Why great ideas fail at execution

As Roger L. Martin, the person who coined The Execution Trap, explains, decision-making can’t take place entirely at the top of a company with the rest of its workers acting as “choiceless doers.” Rather, “Those at the top of the company make the broader, more abstract choices involving larger, long-term investments, whereas the employees toward the bottom make more concrete, day-to-day decisions that directly influence customer service and satisfaction.”

When the few at the top decide all execution strategies without input or insight from the front lines, employees find themselves mindlessly executing strategies that aren’t necessarily effective while refraining from giving important feedback that could change things for the better.

When the disconnect starts

New managers have their work cut out for them: They’re making the leap from the front lines to the role of a strategic leader. Suddenly, they have to think in terms of the bigger picture, organizing large moving parts to achieve overarching business goals.

While this change in perspective is swift, it doesn’t take long to become familiar with new surroundings. And more quickly than you might expect, managers start to forget to check in on the changing environment of their front-line employees.

This shift signals the beginning of the disconnect. But it doesn’t come from a place of disinterest or malice. An out-of-touch manager likely worked for years doing the same manual tasks on projects that their reports now do. But the longer they sit in their management role, the farther they drift from the changing realities of the work.

Moreover, this is rarely an isolated incident with a single manager, project, or company. It’s a pervasive problem. Employees in all kinds of industries, positions, and trades voice the complaint that leadership often doesn’t consider the impact of their decisions on front-line employees. Furthermore, they commonly feel they must do whatever management decides without question. Understandably, for front-line employees who have spent years in their role, this disconnect can sour their outlook.

How to improve team execution

The disconnect between manager and employee doesn’t just hurt employees; it hurts business. When an employee feels unable to speak up, execution errors proliferate.

Leadership and management can continue to develop great ideas and strategies till the cows come home; your execution problems won’t resolve until you do two things:

  1. Empower your employees to make strategic decisions.
  2. Reward and utilize feedback from the front lines.

No manager can entirely understand each individual role that they overlook, and they don’t have to! A manager’s role is to see the smaller parts of the business as they act within the whole.

In order to execute strategies effectively, front-line employees need to be empowered to decide what those effective methods of execution are and how they’re going to do them. A manager’s role is to enable employees to then execute their best ideas. They need to help clear roadblocks, get support, and invest in new technologies that allow employees to do their jobs in the best ways they know they can.

Making great managers

On larger teams especially, middle management often feels stuck. They lack the final decision-making power of upper management or executives. Meanwhile, they don’t have the same daily routines as their lower-level employees. This can create a listless team member.

New middle management members may not fully understand their new power or simply lack the confidence to make decisions like veteran leaders. This is why proper training and mentoring by upper management are so important.
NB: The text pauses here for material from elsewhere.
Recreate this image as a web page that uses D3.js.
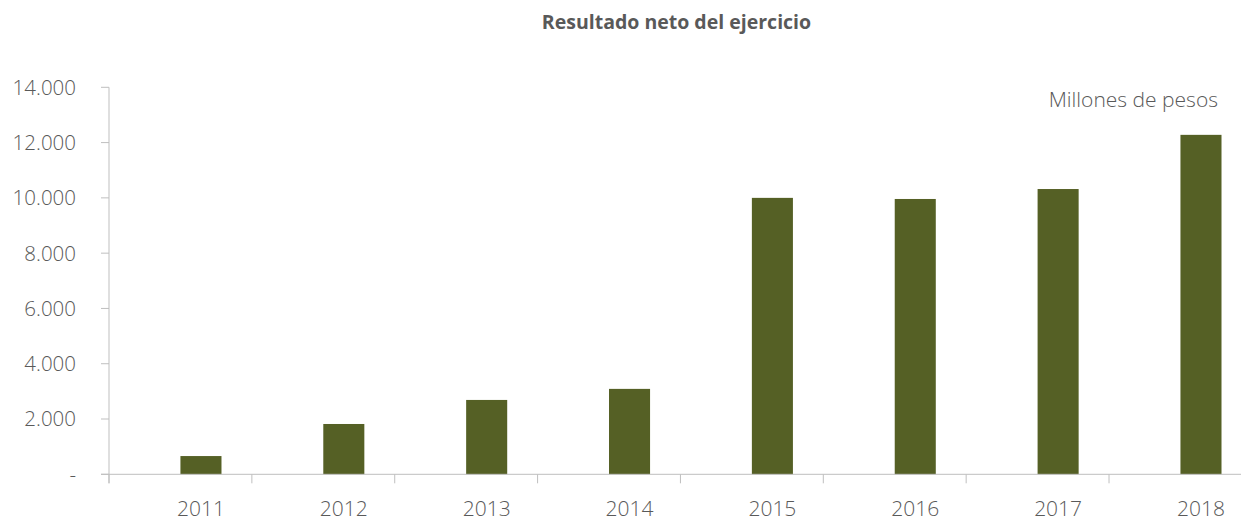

Just as middle managers need to empower their front-line employees, upper management and executives need to empower their middle managers. Empowerment and open communication are key across each level of the company.

In a high-functioning environment, decision-making and feedback should take place in a “cascade,” as Martin describes it, where we conceive of the corporation “as a white-water river in which choices cascade from the top to the bottom. Each set of rapids is a point in the corporation where choices could be made, with each upstream choice affecting the choice immediately downstream.”

What is the cascade model?

In the cascade model, “employees are encouraged to make thoughtful choices within the context of the decisions made above them. The approach rests on the belief that empowering employees to make choices in their sphere will produce better results, happier customers, and more satisfied employees.” Each employee should feel that they have decision-making power, that their voice matters, and that their work is valuable.

It’s called the ‘cascade model’ because the power and decision-making are more in a top-to-bottom direction, slowly affecting a wider and wider group of people, similar to a waterfall.

By affirming everyone’s role, up and down the ladder, everyone contributes, and, ultimately, business strategies are created and iterated on in an informed and grounded way.

Avoiding the execution trap going forward

Leadership is often its own worst roadblock. Rather than forming lofty strategies that ignore execution or trying to control an execution process you aren’t part of, utilize every level of employee that you have. Empower them to make decisions and form strategies within the context you provide. Listen to feedback, and encourage every employee to take their role to new heights.

Communication at all levels is crucial for a cascading strategy model to work, as is trust. Done correctly, your employees and your business will flourish. And you’ll avoid the dreaded execution trap.